El tronco resulta tan grande que la corriente no lo pudo llevar río abajo y apenas lo tiró contra la margen. En la tarde, con sogas por aquí y por allá, volvieron a subirlo entre muchos hombres, con el agua aún roja y fuerte. Pero el río puede crecer también hoy, por eso los de allá tienen que comprar rápido, para que disminuyan las posibilidades de no poder regresar.
Algunos han propuesto que se lleven los mandados en mulos a quienes viven allá, pero el Delegado se niega por el momento, porque, qué pasaría, arguye, si con la fuerza del río crecido, uno de esos mulos tropieza o resbala…
Con el tiempo que hemos esperado el arroz y el poco de azúcar, endulzando tantos días el café con la cachaza de caña, ¿tú te imaginas que tropiece el mulo, que se caiga? No habrá chance ni para darle los palos. ¿Quién repone lo que se va a perder? ¿Cuándo? Esto hay que jugarlo al seguro, dice el Delegado, es la comida de la gente. Ahorita escampa. Ahorita el agua baja. Aunque mañana vuelva a subir.

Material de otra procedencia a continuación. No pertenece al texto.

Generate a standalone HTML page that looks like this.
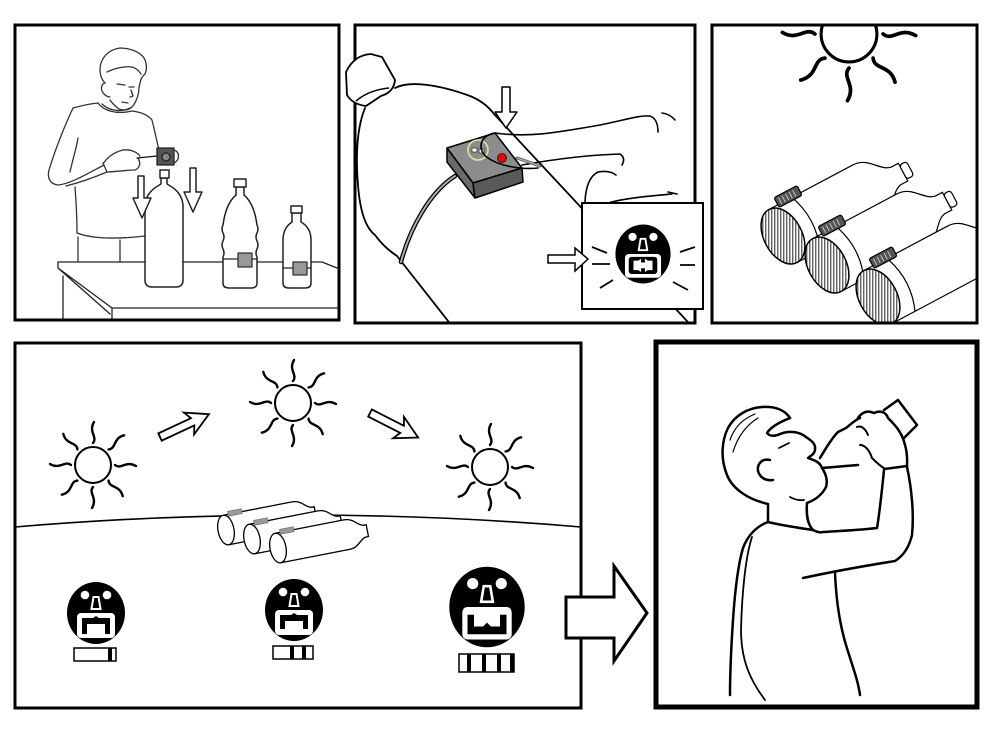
<!DOCTYPE html>
<html><head><meta charset="utf-8"><style>html,body{margin:0;padding:0;background:#fff}svg{display:block}</style></head>
<body>
<svg width="999" height="731" viewBox="0 0 999 731" xmlns="http://www.w3.org/2000/svg">
<defs>
<clipPath id="c1"><rect x="15" y="25" width="324" height="295"/></clipPath>
<clipPath id="c2"><rect x="355" y="25" width="340" height="298"/></clipPath>
<clipPath id="c3"><rect x="712" y="25" width="265" height="298"/></clipPath>
<clipPath id="c4"><rect x="15" y="343" width="566" height="365"/></clipPath>
<clipPath id="c5"><rect x="656" y="342" width="321" height="365"/></clipPath>
<pattern id="hatch" width="3" height="10" patternUnits="userSpaceOnUse" patternTransform="rotate(28)"><rect width="3" height="10" fill="#fff"/><line x1="0.8" y1="0" x2="0.8" y2="10" stroke="#222" stroke-width="1"/></pattern>
<path id="ray" d="M0,-22 C5,-28 -5,-33 1,-43" fill="none" stroke="#000" stroke-width="2.4" stroke-linecap="round"/>
<g id="sun">
<circle r="18" fill="none" stroke="#000" stroke-width="2"/>
<use href="#ray"/><use href="#ray" transform="rotate(45)"/><use href="#ray" transform="rotate(90)"/><use href="#ray" transform="rotate(135)"/>
<use href="#ray" transform="rotate(180)"/><use href="#ray" transform="rotate(225)"/><use href="#ray" transform="rotate(270)"/><use href="#ray" transform="rotate(315)"/>
</g>
<g id="facebase">
<ellipse rx="29" ry="31" fill="#000"/>
<circle cx="-11" cy="-18" r="4.3" fill="#fff"/><circle cx="11" cy="-18" r="4.3" fill="#fff"/>
<path d="M-2.5,-16 L2.5,-16 L4.5,-4 L-4.5,-4 Z" fill="none" stroke="#fff" stroke-width="2"/>
<rect x="-19" y="0" width="38" height="25" rx="4" fill="#fff"/>
</g>
<g id="lb">
<path d="M0,-30 L95,-30 C112,-30 116,-12 128,-10 L136,-10 L136,10 L128,10 C116,12 112,30 95,30 L0,30" fill="#fff" stroke="#000" stroke-width="1.2"/>
<rect x="136" y="-8" width="8" height="16" rx="3" fill="#fff" stroke="#000" stroke-width="1.2"/>
<ellipse cx="0" cy="0" rx="19" ry="30" fill="url(#hatch)" stroke="#000" stroke-width="1.5"/>
<path d="M26,-30 Q38,0 26,30" fill="none" stroke="#000" stroke-width="1.2"/>
<rect x="10" y="-38" width="26" height="11" rx="2" fill="#555" stroke="#000" stroke-width="1.2"/>
<path d="M14,-36 v7 M18,-36 v7 M22,-36 v7 M26,-36 v7 M30,-36 v7" stroke="#ddd" stroke-width="0.8"/>
</g>
<g id="sb">
<path d="M0,-15 L70,-15 C80,-15 82,-7 88,-6 L91,-6 L91,6 L88,6 C82,7 80,15 70,15 L0,15" fill="#fff" stroke="#000" stroke-width="1.3"/>
<ellipse rx="8" ry="15" fill="#fff" stroke="#000" stroke-width="1.3"/>
<rect x="5" y="-18" width="14" height="5" fill="#999" stroke="#666" stroke-width="0.6"/>
</g>
<polygon id="sarrow" points="0,-4 36,-4 32,-12 54,0 32,12 36,4 0,4" fill="#fff" stroke="#000" stroke-width="1.8" stroke-linejoin="miter"/>
</defs>

<rect width="999" height="731" fill="#fff"/>

<!-- PANEL 1 -->
<g clip-path="url(#c1)" fill="none" stroke="#333" stroke-width="1.3" stroke-linecap="round" stroke-linejoin="round">
<path d="M105,83 C100,78 99,70 101,63 C104,54 112,49 120,48 C130,48 140,52 144,58 C147,63 147,70 145,74"/>
<path d="M145,74 C141,77 140,82 139,88 C139,94 137,100 133,106 C129,110 124,111 119,109 C115,106 112,103 110,100"/>
<path d="M105,83 C101,84 100,90 104,94 C106,96 108,97 110,97"/>
<path d="M107,72 C115,68 125,66 132,67 C136,68 139,71 141,74"/>
<path d="M117,84 L125,85 M129,87 L134,87 M122,102 L128,103 M131,90 L133,96 L130,97"/>
<path d="M98,103 C103,110 115,115 132,111 M102,104 C108,110 120,113 130,108"/>
<path d="M73,108 C65,125 55,150 49,170 C47,178 50,184 58,185 C70,184 85,175 104,165"/>
<path d="M98,103 C88,104 80,106 73,108"/>
<path d="M78,138 C76,150 72,162 70,172"/>
<path d="M66,186 C82,182 95,177 107,172"/>
<path d="M103,164 C108,156 115,152 123,150 C130,149 137,152 140,156 M107,172 C115,172 125,170 135,170 C140,168 141,163 138,158 M103,163 L107,172"/>
<path d="M132,111 C140,112 148,115 152,120 C155,132 157,142 159,150"/>
<path d="M75,187 C76,200 77,220 77,233 C90,238 110,240 145,236"/>
<path d="M78,237 L78,262 M120,240 L120,262"/>
<path d="M137,158 L157,156" stroke="#111"/>
<rect x="157" y="148" width="17" height="17" fill="#555" stroke="#222"/>
<circle cx="166" cy="157" r="4" fill="#888" stroke="#222"/>
<path d="M174,150 C180,152 180,160 174,163"/>
<path d="M58,262 L322,262 L337,268 M58,262 L58,268 L112,308 L337,308 M63,276 L63,320 M112,308 L112,320 M58,268 L110,314" stroke="#222"/>
<path d="M161,178 L161,184 C150,190 146,196 145,205 L145,280 Q145,287 152,287 L176,287 Q183,287 183,280 L183,205 C182,196 178,190 167,184 L167,178 Z" fill="#fff" stroke="#222" stroke-width="1.5"/>
<rect x="160" y="170" width="9" height="8" fill="#fff" stroke="#222" stroke-width="1.5"/>
<path d="M236,187 L236,195 C230,200 225,210 223,225 q-2,4 0,8 q2,4 0,8 q-2,4 0,8 q2,4 0,8 L223,283 Q223,288 229,288 L251,288 Q257,288 257,283 L257,257 q-2,-4 0,-8 q2,-4 0,-8 q-2,-4 0,-8 q2,-4 0,-8 C255,210 250,200 244,195 L244,187 Z" fill="#fff" stroke="#222" stroke-width="1.5"/>
<rect x="234" y="179" width="12" height="8" fill="#fff" stroke="#222" stroke-width="1.5"/>
<path d="M223,259 L238,259 M252,259 L257,259" stroke="#222"/>
<rect x="238" y="253" width="14" height="14" fill="#999" stroke="#333"/>
<path d="M292,213 L292,222 C286,226 283,232 283,240 L283,283 Q283,288 289,288 L305,288 Q311,288 311,283 L311,240 C311,232 308,226 301,222 L301,213 Z" fill="#fff" stroke="#222" stroke-width="1.5"/>
<rect x="291" y="206" width="11" height="7" fill="#fff" stroke="#222" stroke-width="1.5"/>
<path d="M283,268 L293,268 M307,268 L311,268" stroke="#222"/>
<rect x="293" y="262" width="14" height="13" fill="#999" stroke="#333"/>
<polygon points="138,176 144,176 144,198 151,198 142,218 133,198 138,198" fill="#fff" stroke="#222" stroke-width="1.5"/>
<polygon points="190,168 196,168 196,192 202,192 193,212 184,192 190,192" fill="#fff" stroke="#222" stroke-width="1.5"/>
</g>
<rect x="15" y="25" width="324" height="295" fill="none" stroke="#000" stroke-width="3"/>

<!-- PANEL 2 -->
<g clip-path="url(#c2)" fill="none" stroke="#000" stroke-width="1.8" stroke-linecap="round" stroke-linejoin="round">
<path d="M395,88 C410,80 440,85 470,96 C480,100 488,106 494,114 L700,335"/>
<path d="M365,108 C356,130 356,160 358,185 C360,212 366,228 375,235 C380,242 388,250 397,256 L452,326"/>
<path d="M495,133 C530,138 560,132 600,125 C625,120 640,115 650,116 C656,118 658,125 658,132 M662,113 Q670,114 675,120" stroke-width="1.6"/>
<path d="M522,165 C550,160 585,155 620,154 Q626,158 622,165" stroke-width="1.6"/>
<path d="M585,202 Q586,178 598,172 Q610,170 616,175" stroke-width="1.6"/>
<path d="M608,203 C625,198 650,196 672,194 M668,192 l9,2" stroke-width="1.6"/>
<path d="M517,158 L540,166" stroke="#444" stroke-width="3"/>
<path d="M517,158 L540,166" stroke="#aaa" stroke-width="1.5"/>
<path d="M455,176 C430,192 410,228 401,262" stroke="#000" stroke-width="4.5"/>
<path d="M455,176 C430,192 410,228 401,262" stroke="#aaa" stroke-width="2"/>
<polygon points="447,148 495,133 522,168 473,183" fill="#8c8c8c" stroke="#000" stroke-width="1.5"/>
<polygon points="447,148 447,162 475,198 473,183" fill="#6a6a6a" stroke="#000" stroke-width="1.5"/>
<polygon points="473,183 475,198 523,182 522,168" fill="#5a5a5a" stroke="#000" stroke-width="1.5"/>
<circle cx="478" cy="150" r="10" stroke="#e4e4a0" stroke-width="1.5"/>
<rect x="472" y="148" width="5" height="4" fill="#fff" stroke="#333" stroke-width="0.8"/>
<rect x="479" y="149" width="5" height="4" fill="#fff" stroke="#333" stroke-width="0.8"/>
<circle cx="502" cy="158" r="4.5" fill="#d41010" stroke="#600" stroke-width="1"/>
<path d="M495,133 C480,135 476,150 488,158 C498,165 518,170 538,168" stroke-width="1.6"/>
<polygon points="502,87 510,87 510,112 517,112 506,128 495,112 502,112" fill="#fff" stroke="#000" stroke-width="1.5"/>
</g>
<rect x="355" y="25" width="340" height="298" fill="none" stroke="#000" stroke-width="3"/>
<path d="M346,72 Q354,55 371,54 L382,57 L395,80 Q394,92 381,96 L366,106 Q352,104 347,95 Z" fill="#fff" stroke="#000" stroke-width="1.8"/>
<path d="M356,101 Q369,90 389,88" fill="none" stroke="#000" stroke-width="1.5"/>
<rect x="582" y="203" width="121" height="106" fill="#fff" stroke="#000" stroke-width="2"/>
<g transform="translate(643,254) scale(0.95)">
<use href="#facebase"/>
<rect x="-15" y="3" width="30" height="18" rx="3" fill="#000"/>
<path d="M-10,7 h5 l3,-2 v4 h4 v-4 l3,2 h5 v10 h-5 l-3,2 v-4 h-4 v4 l-3,-2 h-5 z" fill="#fff"/>
</g>
<path d="M592,247 L607,253 M592,264 L610,264 M600,288 L613,280 M680,252 L695,247 M680,265 L695,265 M673,282 L688,290" stroke="#000" stroke-width="1.8" fill="none"/>
<polygon points="548,255 575,255 575,248 588,259 575,271 575,263 548,263" fill="#fff" stroke="#000" stroke-width="1.5"/>

<!-- PANEL 3 -->
<g clip-path="url(#c3)">
<use href="#sun" transform="translate(849,34) scale(1.55)"/>
<use href="#lb" transform="translate(783,236) rotate(-28)"/>
<use href="#lb" transform="translate(827,265) rotate(-28)"/>
<use href="#lb" transform="translate(878,297) rotate(-28)"/>
</g>
<rect x="712" y="25" width="265" height="298" fill="none" stroke="#000" stroke-width="3"/>

<!-- PANEL 4 -->
<g clip-path="url(#c4)">
<use href="#sun" transform="translate(93,465)"/>
<use href="#sun" transform="translate(293,403)"/>
<use href="#sun" transform="translate(490,467)"/>
<use href="#sarrow" transform="translate(160,437) rotate(-25)"/>
<use href="#sarrow" transform="translate(370,413) rotate(27)"/>
<path d="M15,527 Q300,503 581,527" fill="none" stroke="#000" stroke-width="1.6"/>
<use href="#sb" transform="translate(226,530) rotate(-11)"/>
<use href="#sb" transform="translate(252,539) rotate(-11)"/>
<use href="#sb" transform="translate(278,548) rotate(-11)"/>
<g transform="translate(96,613)">
<use href="#facebase"/>
<path d="M-14,5 h11 l3,-2 l3,2 h11 v16 h-5 v-10 h-18 v10 h-5 z" fill="#000"/>
</g>
<g transform="translate(294,610)">
<use href="#facebase"/>
<path d="M-14,5 h11 l3,-2 l3,2 h11 v14 h-5 v-8 h-18 v8 h-5 z" fill="#000"/>
</g>
<g transform="translate(487,607) scale(1.3)">
<use href="#facebase"/>
<path d="M-15,6 h5 v9 h7 l3,-3 l3,3 h7 v-9 h5 v15 h-30 z" fill="#000"/>
</g>
<rect x="74" y="648" width="42" height="13" fill="#fff" stroke="#000" stroke-width="1.5"/>
<rect x="108" y="648" width="4" height="13" fill="#000"/>
<rect x="273" y="646" width="40" height="13" fill="#fff" stroke="#000" stroke-width="1.5"/>
<rect x="290" y="646" width="4" height="13" fill="#000"/>
<rect x="302" y="646" width="4" height="13" fill="#000"/>
<rect x="459" y="654" width="55" height="18" fill="#fff" stroke="#000" stroke-width="1.5"/>
<rect x="467" y="654" width="4" height="18" fill="#000"/>
<rect x="482" y="654" width="4" height="18" fill="#000"/>
<rect x="497" y="654" width="4" height="18" fill="#000"/>
<rect x="510" y="654" width="4" height="18" fill="#000"/>
</g>
<rect x="15" y="343" width="566" height="365" fill="none" stroke="#000" stroke-width="3"/>
<polygon points="566,597 614,597 614,566 647,613 614,661 614,638 566,638" fill="#fff" stroke="#000" stroke-width="3" stroke-linejoin="miter"/>

<!-- PANEL 5 -->
<g clip-path="url(#c5)" fill="none" stroke="#000" stroke-width="2.5" stroke-linecap="round" stroke-linejoin="round">
<path d="M768,504 C750,500 733,490 727,475 C720,458 722,440 728,428 C735,415 748,408 762,407 C775,406 785,410 790,418"/>
<path d="M790,418 C785,420 772,425 767,433 C770,437 776,436 780,434 C790,430 800,432 806,437 C812,441 816,444 815,450 C814,455 810,456 808,458 C814,460 820,462 822,468 C826,474 828,480 826,487 C822,495 815,500 807,503"/>
<path d="M730,440 C735,425 745,418 755,414 M733,452 C738,435 748,424 758,418" stroke-width="1.2"/>
<path d="M770,460 C762,458 757,464 758,471 C760,478 766,481 773,480"/>
<path d="M779,448 L789,443" stroke-width="1.8"/>
<path d="M790,497 Q797,501 804,500" stroke-width="1.8"/>
<path d="M820,458 C826,448 832,438 838,432 L846,428 C851,424 855,420 860,418"/>
<path d="M822,468 L858,465"/>
<path d="M884,410 L898,400 L917,425 L904,438"/>
<path d="M858,418 C862,412 868,410 874,413 C880,410 886,412 888,418 C895,425 902,432 905,445 C908,455 907,462 907,467"/>
<path d="M857,427 C862,425 866,430 868,435 M860,445 C866,445 870,452 872,458 C876,462 880,466 884,468" stroke-width="2"/>
<path d="M884,469 L907,466"/>
<path d="M907,467 C912,490 914,515 912,535 C909,548 903,556 895,561 C870,565 840,570 803,578"/>
<path d="M884,470 C882,490 880,510 877,528 C860,530 840,531 823,532"/>
<path d="M807,503 C806,515 808,525 813,530 C817,532 820,533 823,532"/>
<path d="M768,505 L768,522 C785,526 800,528 813,530"/>
<path d="M768,522 C757,526 748,535 743,548 C738,565 735,590 733,620 C731,650 730,675 730,695"/>
<path d="M752,537 C746,555 742,590 741,630 C741,660 750,680 765,700" stroke-width="1.8"/>
<path d="M835,572 C836,600 840,625 846,645 C852,665 858,680 860,695"/>
</g>
<rect x="656" y="342" width="321" height="365" fill="none" stroke="#000" stroke-width="5"/>
</svg>
</body></html>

Transcurridas casi 72 horas desde el domingo, ya todos acá saben que hay un periodista fracasado en Vega del Jobo. Cuando me cruzan, preguntan, casi en burla, que por fin cuándo se sale para Explanada. Saben la respuesta. Es evidente.
Bajo el portal de la bodega, una anciana me mira de arriba a abajo y confiesa que, por lo que había escuchado, ella se imaginaba a un periodista más repuesto, más alimentado, no «esto» que tiene delante, que parece no poder con los trillos de tres lomas seguidas.
Después de desahogar su decepción, comienza a hablar de dificultades mundanas que también afectan a los viejos de aquí, quienes también se quedan solos, a los que también se les va la familia. Entonces, Eneida, así se llama, observa fijo hacia la punta de la loma que está enfrente y dice que «aquí lo que hay es que salvar el alma».
Miro un instante a quien tengo a la derecha y, cuando regreso la vista, la anciana de más de 80 años ha desaparecido. Paso los diez minutos más inquietantes de mi vida, hasta que de pronto reaparece desde la oscuridad de la bodega. Es un alivio.
Por acá también hay unos muchachos hablando de perros, de los perros buenos que se necesitan para trabajar en el campo, perros que lo entiendan todo, que sepan cómo morderles las patas a las vacas, y que cuando se les mande a la loma a buscarlas, la que no baje sea porque aprendió cómo subirse a una mata.
También hablan de los perros jíbaros. Dicen que tienen la misma mala sangre que los gavilanes, porque no hay quien los domestique, ni tomándolos de pequeños.
LA LUZ
Este miércoles de pronto se hizo un claro en el cielo. Todos pensaron que el reinado de las lluvias por fin había acabado. Anabelsis salió eufórica de su casita, puso a secar los zapatos en la cerca de palos y pegó un grito:
—¿Tú sabes hace cuánto ya que no vemos el sol? ¡Basta ya, que está bueno de fango!
En media hora volverá a llover, pero las montañas no dejan advertirlo.